__Task details__: Quote all of the data that follows exactly as written, skipping the images.

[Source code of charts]

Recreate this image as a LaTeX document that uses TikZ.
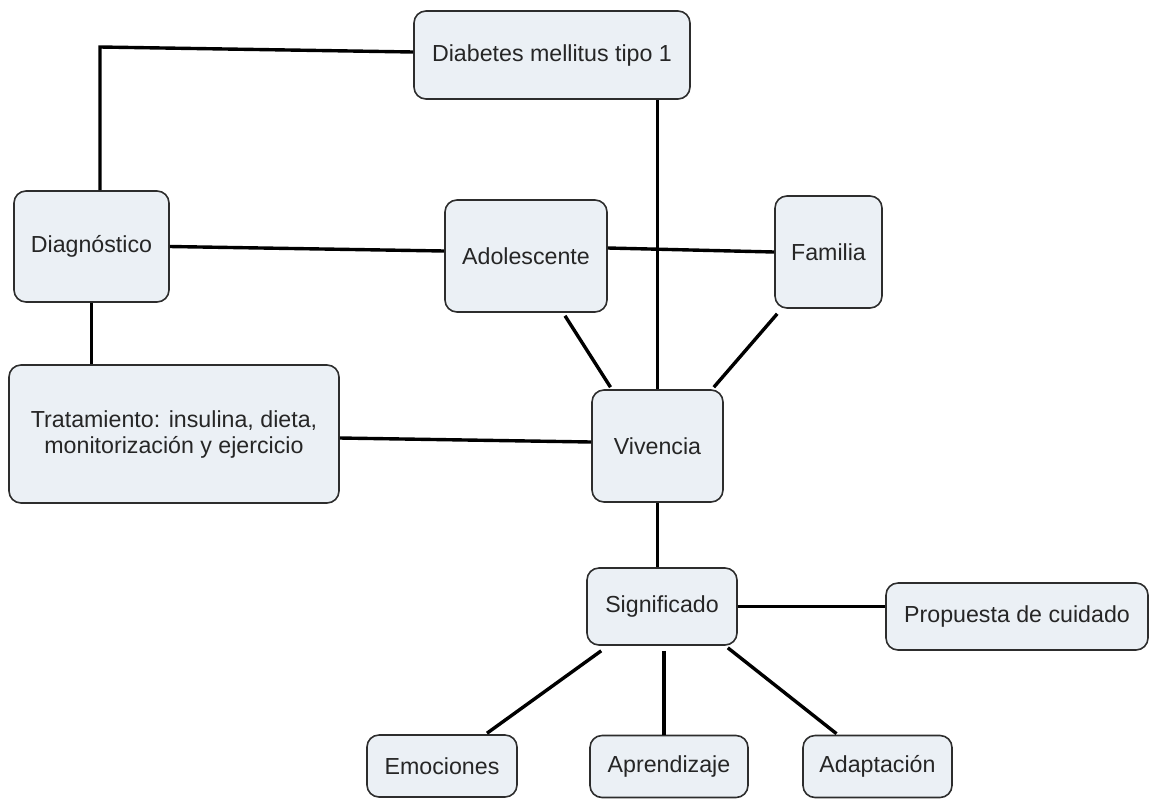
\documentclass[tikz,border=0pt]{standalone}
\usepackage{fontspec}
\setmainfont{Liberation Sans}
\usepackage{tikz}
\usetikzlibrary{calc}
\definecolor{boxfill}{RGB}{235,240,245}
\definecolor{boxline}{RGB}{45,45,45}
\tikzset{
  concept/.style={draw=boxline, fill=boxfill, line width=0.8pt, rounded corners=6pt,
                  inner sep=0pt, align=center, text=black!85,
                  font=\fontsize{11.6}{13}\selectfont},
  link/.style   ={black, line width=1.7pt},
}

\begin{document}
\begin{tikzpicture}[x=0.5pt,y=-0.5pt]
  \useasboundingbox (0,0) rectangle (1149,798);
  \node[concept, minimum width=138pt, minimum height=44pt]   (diab) at (552,55)      {Diabetes mellitus tipo 1};
  \node[concept, minimum width=77.5pt, minimum height=55.5pt](diag) at (91.5,246.5)  {Diagnóstico};
  \node[concept, minimum width=81pt, minimum height=56pt]    (adol) at (526,256)     {Adolescente};
  \node[concept, minimum width=53.5pt, minimum height=56pt]  (fam)  at (828.5,252)   {Familia};
  \node[concept, minimum width=165pt, minimum height=69pt]   (trat) at (174,434)     {Tratamiento: insulina, dieta,\\monitorización y ejercicio};
  \node[concept, minimum width=65.5pt, minimum height=56pt]  (viv)  at (657.5,446)   {Vivencia};
  \node[concept, minimum width=75pt, minimum height=38.5pt]  (sig)  at (662,606.5)   {Significado};
  \node[concept, minimum width=131pt, minimum height=33.5pt] (prop) at (1017,616.5)  {Propuesta de cuidado};
  \node[concept, minimum width=75pt, minimum height=31pt]    (emo)  at (442,766)     {Emociones};
  \node[concept, minimum width=79pt, minimum height=31pt]    (apr)  at (669,766.5)   {Aprendizaje};
  \node[concept, minimum width=74.5pt, minimum height=31pt]  (adap) at (877.5,766.5) {Adaptación};
  \coordinate (bend) at (100,47);
  \draw[link] ($(diab.west)+(0,-3)$) -- (bend) -- (bend |- diag.north);
  \draw[link] (diab.south -| viv.north) -- (viv.north);
  \draw[link] (diag.east) -- ($(adol.west)+(0,-5)$);
  \draw[link] ($(adol.east)+(0,-8)$) -- (fam.west);
  \draw[link] (diag.south) -- (diag.south |- trat.north);
  \draw[link] ($(trat.east)+(0,4)$) -- ($(viv.west)+(0,-4)$);
  \draw[link] ($(adol.south)+(39,3)$) -- ($(viv.north)+(-47,-2)$);
  \draw[link] ($(fam.south west)+(3,5)$) -- ($(viv.north east)+(-10,-2)$);
  \draw[link] (viv.south) -- (viv.south |- sig.north);
  \draw[link] (sig.east) -- (sig.east -| prop.west);
  \draw[link] ($(sig.south west)+(15,5)$) -- ($(emo.north)+(45,-1)$);
  \draw[link] ($(sig.south)+(2,5)$) -- ($(apr.north)+(-5,0)$);
  \draw[link] ($(sig.south east)+(-10,2)$) -- ($(adap.north)+(-41,-1)$);
\end{tikzpicture}
\end{document}
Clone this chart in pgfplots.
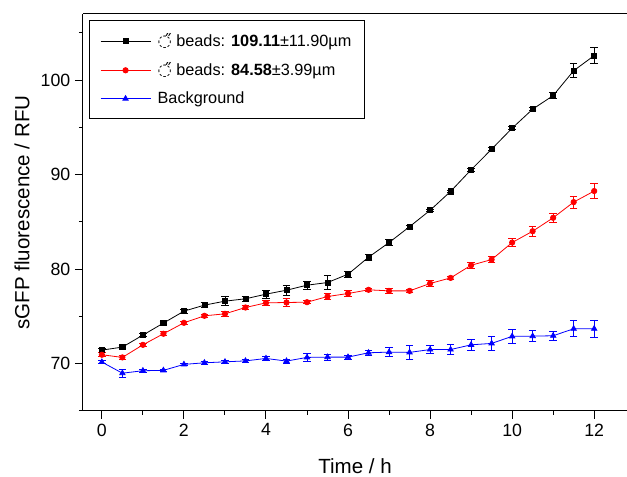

__Exercise solution__:
Recreate this image as a LaTeX document that uses TikZ.
\documentclass[tikz,border=0pt]{standalone}
\usepackage{fontspec}
\setmainfont{Liberation Sans}
\usepackage{tikz}
\usetikzlibrary{calc}
\definecolor{boxfill}{RGB}{235,240,245}
\definecolor{boxline}{RGB}{45,45,45}
\tikzset{
  concept/.style={draw=boxline, fill=boxfill, line width=0.8pt, rounded corners=6pt,
                  inner sep=0pt, align=center, text=black!85,
                  font=\fontsize{11.6}{13}\selectfont},
  link/.style   ={black, line width=1.7pt},
}

\begin{document}
\begin{tikzpicture}[x=0.5pt,y=-0.5pt]
  \useasboundingbox (0,0) rectangle (1149,798);
  \node[concept, minimum width=138pt, minimum height=44pt]   (diab) at (552,55)      {Diabetes mellitus tipo 1};
  \node[concept, minimum width=77.5pt, minimum height=55.5pt](diag) at (91.5,246.5)  {Diagnóstico};
  \node[concept, minimum width=81pt, minimum height=56pt]    (adol) at (526,256)     {Adolescente};
  \node[concept, minimum width=53.5pt, minimum height=56pt]  (fam)  at (828.5,252)   {Familia};
  \node[concept, minimum width=165pt, minimum height=69pt]   (trat) at (174,434)     {Tratamiento: insulina, dieta,\\monitorización y ejercicio};
  \node[concept, minimum width=65.5pt, minimum height=56pt]  (viv)  at (657.5,446)   {Vivencia};
  \node[concept, minimum width=75pt, minimum height=38.5pt]  (sig)  at (662,606.5)   {Significado};
  \node[concept, minimum width=131pt, minimum height=33.5pt] (prop) at (1017,616.5)  {Propuesta de cuidado};
  \node[concept, minimum width=75pt, minimum height=31pt]    (emo)  at (442,766)     {Emociones};
  \node[concept, minimum width=79pt, minimum height=31pt]    (apr)  at (669,766.5)   {Aprendizaje};
  \node[concept, minimum width=74.5pt, minimum height=31pt]  (adap) at (877.5,766.5) {Adaptación};
  \coordinate (bend) at (100,47);
  \draw[link] ($(diab.west)+(0,-3)$) -- (bend) -- (bend |- diag.north);
  \draw[link] (diab.south -| viv.north) -- (viv.north);
  \draw[link] (diag.east) -- ($(adol.west)+(0,-5)$);
  \draw[link] ($(adol.east)+(0,-8)$) -- (fam.west);
  \draw[link] (diag.south) -- (diag.south |- trat.north);
  \draw[link] ($(trat.east)+(0,4)$) -- ($(viv.west)+(0,-4)$);
  \draw[link] ($(adol.south)+(39,3)$) -- ($(viv.north)+(-47,-2)$);
  \draw[link] ($(fam.south west)+(3,5)$) -- ($(viv.north east)+(-10,-2)$);
  \draw[link] (viv.south) -- (viv.south |- sig.north);
  \draw[link] (sig.east) -- (sig.east -| prop.west);
  \draw[link] ($(sig.south west)+(15,5)$) -- ($(emo.north)+(45,-1)$);
  \draw[link] ($(sig.south)+(2,5)$) -- ($(apr.north)+(-5,0)$);
  \draw[link] ($(sig.south east)+(-10,2)$) -- ($(adap.north)+(-41,-1)$);
\end{tikzpicture}
\end{document}
Clone this chart in pgfplots.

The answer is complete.